Some of these initiatives have been the removal of distortionary taxes, bringing private assets to market and by reforming regulations to make the accumulation of capital more seamless.

Furthermore, in 2019, a reform was made to the pension investment regulations, allowing for pension funds and institutional investors to invest in private vehicles that are dedicated towards venture capital and private equity.

Additionally, through the Development Bank of Jamaica (DBJ), the government is sponsoring the emergence of a venture capital fund with an investment of $750 million, as announced in this year’s budget presentation. There is also an SME private equity fund, incubator fund, innovation fund, accelerator programme and others, which were launched by the government.

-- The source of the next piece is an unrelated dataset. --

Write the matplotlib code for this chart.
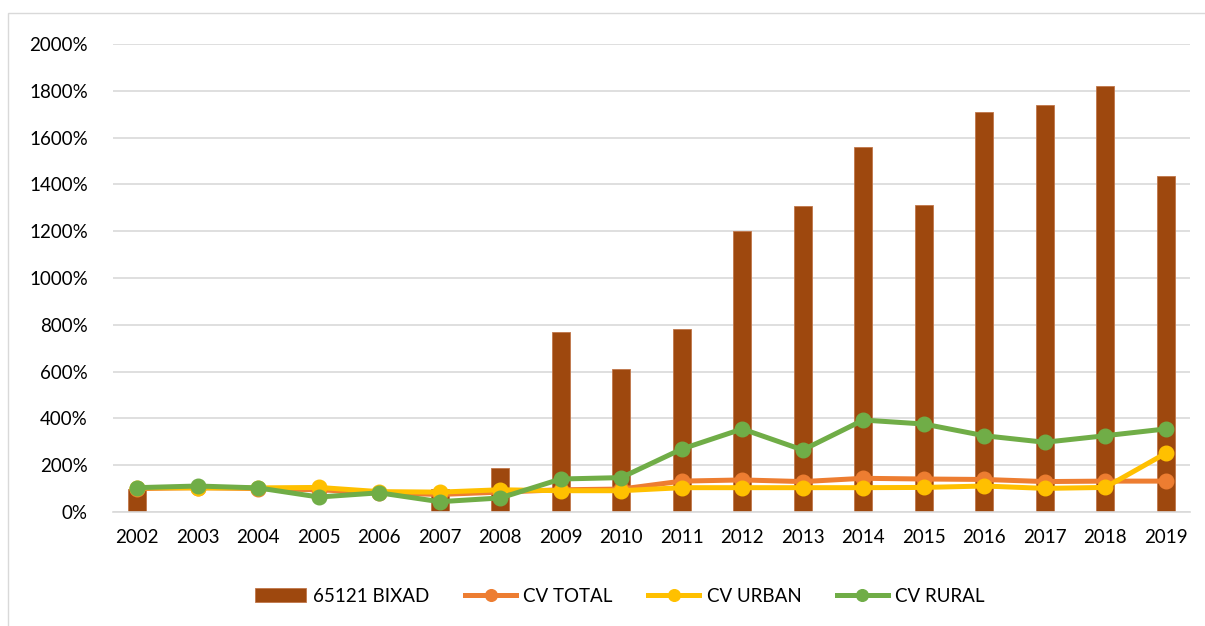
import numpy as np
import matplotlib.pyplot as plt
from matplotlib.patches import Rectangle

years = ['2002', '2003', '2004', '2005', '2006', '2007', '2008', '2009', '2010',
         '2011', '2012', '2013', '2014', '2015', '2016', '2017', '2018', '2019']
bixad = [100, 0, 0, 0, 0, 100, 188, 769, 611, 782, 1200, 1308, 1560, 1312,
         1709, 1739, 1821, 1436]
cv_total = [100, 104, 100, 95, 82, 75, 85, 95, 98, 132, 137, 130, 144, 141,
            139, 130, 132, 132]
cv_urban = [104, 103, 103, 105, 87, 85, 95, 91, 91, 104, 104, 104, 104, 105,
            111, 101, 105, 251]
cv_rural = [104, 111, 103, 64, 82, 44, 60, 141, 147, 269, 355, 265, 393, 376,
            326, 298, 326, 355]
yticks = [0, 200, 400, 600, 800, 1000, 1200, 1400, 1600, 1800, 2000]

plt.rcParams['font.family'] = ['Lato', 'DejaVu Sans']

W, H = 1205, 626
fig = plt.figure(figsize=(W / 100, H / 100), dpi=100)
ax = fig.add_axes([113 / W, (H - 512) / H, (1190 - 113) / W, (512 - 44) / H])

# chart border
fig.patches.append(Rectangle((8 / W, -0.1), 1.2, (H - 13) / H + 0.1,
                             transform=fig.transFigure, fill=False,
                             edgecolor='#D9D9D9', lw=1))

x = np.arange(len(years))
b = ax.bar(x, bixad, width=0.3, color='#9E480E', edgecolor='#C0764A', lw=0.6,
           label='65121 BIXAD', zorder=2)
l1, = ax.plot(x, cv_total, color='#ED7D31', lw=3.6, marker='o', ms=10.5,
              label='CV TOTAL', zorder=3)
l2, = ax.plot(x, cv_urban, color='#FFC000', lw=3.6, marker='o', ms=10.5,
              label='CV URBAN', zorder=4)
l3, = ax.plot(x, cv_rural, color='#70AD47', lw=3.6, marker='o', ms=10.5,
              label='CV RURAL', zorder=5)

ax.set_xlim(-0.4, len(years) - 0.6)
ax.set_ylim(0, 2000)
ax.set_yticks(yticks)
ax.set_yticklabels([f'{v}%' for v in yticks])
ax.set_xticks(x)
ax.set_xticklabels(years)
ax.grid(axis='y', color='#D9D9D9', lw=1.2, zorder=0)
ax.set_axisbelow(True)
for s in ['top', 'right', 'left']:
    ax.spines[s].set_visible(False)
ax.spines['bottom'].set_color('#D9D9D9')
ax.spines['bottom'].set_linewidth(1.2)
ax.tick_params(length=0, labelsize=13.5, colors='black')
ax.tick_params(axis='x', pad=12)
ax.tick_params(axis='y', pad=18)

fig.legend([b, l1, l2, l3], ['65121 BIXAD', 'CV TOTAL', 'CV URBAN', 'CV RURAL'],
           loc='center', bbox_to_anchor=(620 / W, 1 - 596 / H), ncol=4,
           frameon=False, fontsize=13.5, columnspacing=1.9, handlelength=2.7,
           handletextpad=0.4, markerscale=0.8)

fig.savefig('out.png', dpi=100)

“The fact that you don’t have an auntie or an uncle you can call…shouldn’t stop you. because a Jamaica where that is the prerequisite for entrepreneurial success, is a Jamaica that will turn on itself. That is a Jamaica that can’t last. That is a Jamaica where the forces of resentment will tear it down,” the minister emphasised.

With the successful commoditisation of capital, Dr Clarke said that what will make a difference between emerging entrepreneurs is “your energy, your acumen, your passion, your character, your ability to bounce back from defeat.”

“That is what should matter and should be the only things that separate men and women, not the condition of your birth. And that is the idea behind our pursuits. But if the private sector is not built on a foundation where capital is commoditised then it can’t last, it is not sustainable. So, to make it last, we have to commoditise capital now,” he added.

In the meantime, minister Clarke is encouraging entrepreneurs to place a strong focus on delivering risk-adjusted, real returns to their investors consistently, over a long period of time.

“And if you do that, you have a government that supports the mobilisation of capital,” he said.